Stochastic Dual Coordinate Ascent

This page describes the Stochastic Dual Coordinate Ascent (SDCA) linear SVM solver. Please see Support Vector Machines (SVM) for an overview of VLFeat SVM support.

SDCA maximizes the dual SVM objective (see Dual problem for a derivation of this expression):

$D(\balpha) = - \frac{1}{2\lambda n^2} \balpha^\top X^\top X \balpha + \frac{1}{n} \sum_{i=1}^n - \ell_i^*(-\alpha_i)$

where $X$ is the data matrix. Recall that the primal parameter corresponding to a given setting of the dual variables is:

$\bw(\balpha) = \frac{1}{\lambda n} \sum_{i=1}^n \bx_i \alpha_i = \frac{1}{\lambda n} X\balpha$

In its most basic form, the SDCA algorithm can be summarized as follows:

• Let $\balpha_0 = 0$.
• Until the duality gap $P(\bw(\balpha_t)) - D(\balpha_t) < \epsilon$
• Pick a dual variable $q$ uniformly at random in $1, \dots, n$.
• Maximize the dual with respect to this variable: $\Delta\alpha_q = \max_{\Delta\alpha_q} D(\balpha_t + \Delta\alpha_q \be_q )$
• Update $\balpha_{t+1} = \balpha_{t} + \be_q \Delta\alpha_q$.

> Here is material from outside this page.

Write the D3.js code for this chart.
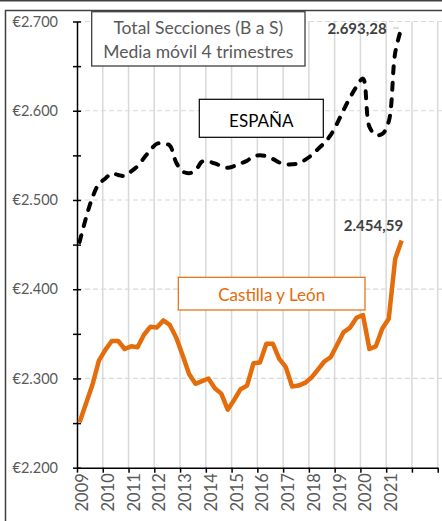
<!DOCTYPE html>
<html>
<head>
<meta charset="utf-8">
<script src="https://cdn.jsdelivr.net/npm/d3@7"></script>
<style>
  body { margin: 0; background: #fff; }
  text { font-family: Lato, "Open Sans", sans-serif; }
</style>
</head>
<body>
<div id="chart"></div>
<script>
// quarterly moving average (4 quarters), 2009 T1 .. 2021 T3
var espana = [
  2453, 2480, 2503, 2518, 2524, 2530, 2528, 2527, 2532, 2538,
  2547, 2556, 2563, 2563, 2561, 2542, 2532, 2530, 2533, 2543,
  2543, 2541, 2538, 2536, 2538, 2541, 2544, 2549, 2550, 2549,
  2546, 2542, 2540, 2540, 2541, 2545, 2550, 2557, 2564, 2573,
  2586, 2601, 2615, 2627, 2636, 2582, 2573, 2574, 2588, 2665,
  2693.28
];

var castilla = [
  2251, 2272, 2293, 2320, 2332, 2342, 2342, 2333, 2336, 2335,
  2349, 2358, 2357, 2365, 2360, 2346, 2326, 2305, 2294, 2297,
  2300, 2289, 2283, 2265, 2276, 2288, 2292, 2317, 2318, 2339,
  2339, 2322, 2313, 2291, 2292, 2295, 2301, 2310, 2319, 2324,
  2338, 2352, 2357, 2368, 2371, 2333, 2336, 2356, 2367, 2434,
  2454.59
];

var yearTicks = [2009, 2010, 2011, 2012, 2013, 2014, 2015, 2016, 2017, 2018, 2019, 2020, 2021, 2022, 2023];
var yearLabels = ["2009", "2010", "2011", "2012", "2013", "2014", "2015", "2016", "2017", "2018", "2019", "2020", "2021"];
var yMajor = [2200, 2300, 2400, 2500, 2600, 2700];
var yMinor = [2200, 2250, 2300, 2350, 2400, 2450, 2500, 2550, 2600, 2650, 2700];

var titleLines = ["Total Secciones (B a S)", "Media móvil 4 trimestres"];

var W = 442, H = 521;
var orange = "#E46C0A";

var svg = d3.select("#chart").append("svg")
    .attr("width", W)
    .attr("height", H);

// frame
svg.append("rect").attr("x", 0).attr("y", 0).attr("width", W).attr("height", 1.5).attr("fill", "#404040");
svg.append("rect")
    .attr("x", 5.5).attr("y", 10.5)
    .attr("width", 600).attr("height", 600)
    .attr("fill", "none").attr("stroke", "#404040").attr("stroke-width", 1.5);

var x = d3.scaleLinear().domain([2009, 2023]).range([77, 437.7]);
var y = d3.scaleLinear().domain([2200, 2700]).range([467.7, 21.5]);

// quarter i sits a bit after the year tick
function qx(i) { return x(2009.1 + i * 0.25); }

var fmt = d3.formatLocale({decimal: ",", thousands: ".", grouping: [3], currency: ["€", ""]});

// gridlines
svg.append("g").selectAll("line")
    .data(yearTicks.slice(1))
    .enter().append("line")
    .attr("x1", function(d) { return x(d); })
    .attr("x2", function(d) { return x(d); })
    .attr("y1", y(2700))
    .attr("y2", y(2200))
    .attr("stroke", "#d9d9d9")
    .attr("stroke-width", 1.5);

svg.append("g").selectAll("line")
    .data(yMajor.slice(1))
    .enter().append("line")
    .attr("x1", x(2009))
    .attr("x2", W)
    .attr("y1", function(d) { return y(d); })
    .attr("y2", function(d) { return y(d); })
    .attr("stroke", "#d9d9d9")
    .attr("stroke-width", 1.2)
    .attr("stroke-dasharray", "5,3");

// y axis
var yAxis = svg.append("g")
    .attr("transform", "translate(" + x(2009) + ",0)")
    .call(d3.axisLeft(y)
        .tickValues(yMinor)
        .tickSizeInner(4)
        .tickSizeOuter(0)
        .tickPadding(15)
        .tickFormat(function(d) { return yMajor.indexOf(d) >= 0 ? fmt.format("$,")(d) : ""; }));
yAxis.select(".domain").attr("stroke", "#000").attr("stroke-width", 1.5);
yAxis.selectAll(".tick line").attr("x1", 4).attr("stroke", "#000").attr("stroke-width", 1.5);
yAxis.selectAll("text")
    .attr("fill", "#595959")
    .style("font-size", "14.5px");

// x axis
var xAxis = svg.append("g")
    .attr("transform", "translate(0," + y(2200) + ")")
    .call(d3.axisBottom(x)
        .tickValues(yearTicks)
        .tickSizeInner(5)
        .tickSizeOuter(0)
        .tickFormat(function(d, i) { return yearLabels[i] || ""; }));
xAxis.select(".domain").attr("stroke", "#000").attr("stroke-width", 1.5);
xAxis.selectAll(".tick line").attr("stroke", "#000").attr("stroke-width", 1.5);
xAxis.selectAll("text")
    .attr("transform", "rotate(-90)")
    .attr("x", -5.5)
    .attr("y", 10.5)
    .attr("dy", null)
    .attr("fill", "#595959")
    .style("text-anchor", "end")
    .style("font-size", "16.5px");

// lines
var lineSmooth = d3.line()
    .x(function(d, i) { return qx(i); })
    .y(function(d) { return y(d); })
    .curve(d3.curveCatmullRom.alpha(0.5));

var lineStraight = d3.line()
    .x(function(d, i) { return qx(i); })
    .y(function(d) { return y(d); });

svg.append("path")
    .datum(castilla)
    .attr("d", lineStraight)
    .attr("fill", "none")
    .attr("stroke", orange)
    .attr("stroke-width", 4.5)
    .attr("stroke-linejoin", "round");

svg.append("path")
    .datum(espana)
    .attr("d", lineSmooth)
    .attr("fill", "none")
    .attr("stroke", "#000")
    .attr("stroke-width", 4)
    .attr("stroke-linecap", "round")
    .attr("stroke-dasharray", "7,9.5");

// value labels on the last points
var last = espana.length - 1;
svg.append("line")
    .attr("x1", 393).attr("x2", 399)
    .attr("y1", 28).attr("y2", 28)
    .attr("stroke", "#bfbfbf").attr("stroke-width", 1);
svg.append("text")
    .attr("x", 386.7).attr("y", 34)
    .attr("text-anchor", "end")
    .attr("font-weight", "bold")
    .attr("fill", "#404040")
    .style("font-size", "15px")
    .text(fmt.format(",.2f")(espana[last]));
svg.append("text")
    .attr("x", qx(last) + 1.5).attr("y", 230.5)
    .attr("text-anchor", "end")
    .attr("font-weight", "bold")
    .attr("fill", "#404040")
    .style("font-size", "15px")
    .text(fmt.format(",.2f")(castilla[last]));

// title box
svg.append("rect")
    .attr("x", 91.7).attr("y", 11.7).attr("width", 213.3).attr("height", 54.3)
    .attr("fill", "#fff").attr("stroke", "#404040").attr("stroke-width", 1.3);
svg.append("g").selectAll("text")
    .data(titleLines)
    .enter().append("text")
    .attr("x", 198.3)
    .attr("y", function(d, i) { return 33.8 + i * 24; })
    .attr("text-anchor", "middle")
    .attr("fill", "#595959")
    .style("font-size", "17.5px")
    .text(function(d) { return d; });

// series name boxes
svg.append("rect")
    .attr("x", 199.3).attr("y", 99.3).attr("width", 124).attr("height", 38)
    .attr("fill", "#fff").attr("stroke", "#000").attr("stroke-width", 1.2);
svg.append("text")
    .attr("x", 261.3).attr("y", 126.7)
    .attr("text-anchor", "middle")
    .attr("fill", "#000")
    .style("font-size", "17px")
    .text("ESPAÑA");

svg.append("rect")
    .attr("x", 178.3).attr("y", 277.3).attr("width", 186.7).attr("height", 32.7)
    .attr("fill", "#fff").attr("stroke", orange).attr("stroke-width", 1.2);
svg.append("text")
    .attr("x", 271.7).attr("y", 300.7)
    .attr("text-anchor", "middle")
    .attr("fill", orange)
    .style("font-size", "17px")
    .text("Castilla y León");
</script>
</body>
</html>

In VLFeat, we partially use the nomenclature from  and  .

# Dual coordinate maximization

The updated dual objective can be expanded as:

$D(\balpha_t + \be_q \Delta\alpha_q) = \text{const.} - \frac{1}{2\lambda n^2} \bx_q^\top \bx_q (\Delta\alpha_q)^2 - \frac{1}{n} \bx_q^\top \frac{X\alpha_t}{\lambda n} \Delta\alpha_q - \frac{1}{n} \ell^*_q(- \alpha_q - \Delta\alpha_q)$

This can also be written as

\begin{align*} D(\balpha_t + \be_q \Delta\alpha_q) &\propto - \frac{A}{2} (\Delta\alpha_q)^2 - B \Delta\alpha_q - \ell^*_q(- \alpha_q - \Delta\alpha_q), \\ A &= \frac{1}{\lambda n} \bx_q^\top \bx_q = \frac{1}{\lambda n} \| \bx_q \|^2, \\ B &= \bx_q^\top \frac{X\balpha_t}{\lambda n} = \bx_q^\top \bw_t. \end{align*}

Maximizing this quantity in the scalar variable $\Delta\balpha$ is usually not difficult. It is convenient to store and incrementally update the model $\bw_t$ after the optimal step $\Delta\balpha$ has been determined:

$\bw_t = \frac{X \balpha_t}{\lambda n}, \quad \bw_{t+1} = \bw_t + \frac{1}{\lambda n }\bx_q \be_q \Delta\alpha_q.$

For example, consider the hinge loss as given in Advanced SVM topics :

$\ell_q^*(u) = \begin{cases} y_q u, & -1 \leq y_q u \leq 0, \\ +\infty, & \text{otherwise}. \end{cases}$

The maximizer $\Delta\alpha_q$ of the update objective must be in the range where the conjugate loss is not infinite. Ignoring such bounds, the update can be obtained by setting the derivative of the objective to zero, obtaining

$\tilde {\Delta \alpha_q}= \frac{y_q - B}{A}.$

Note that $B$ is simply current score associated by the SVM to the sample $\bx_q$. Incorporating the constraint $-1 \leq - y_q (\alpha_q + \Delta \alpha_q) \leq 0$, i.e. $0 \leq y_q (\alpha_q + \Delta \alpha_q) \leq 1$, one obtains the update

$\Delta\alpha_q = y_q \max\{0, \min\{1, y_q (\tilde {\Delta\alpha_q } + \alpha_q)\}\} - \alpha_q.$

# Implementation details

Rather than visiting points completely at random, VLFeat SDCA follows the best practice of visiting all the points at every epoch (pass through the data), changing the order of the visit randomly by picking every time a new random permutation.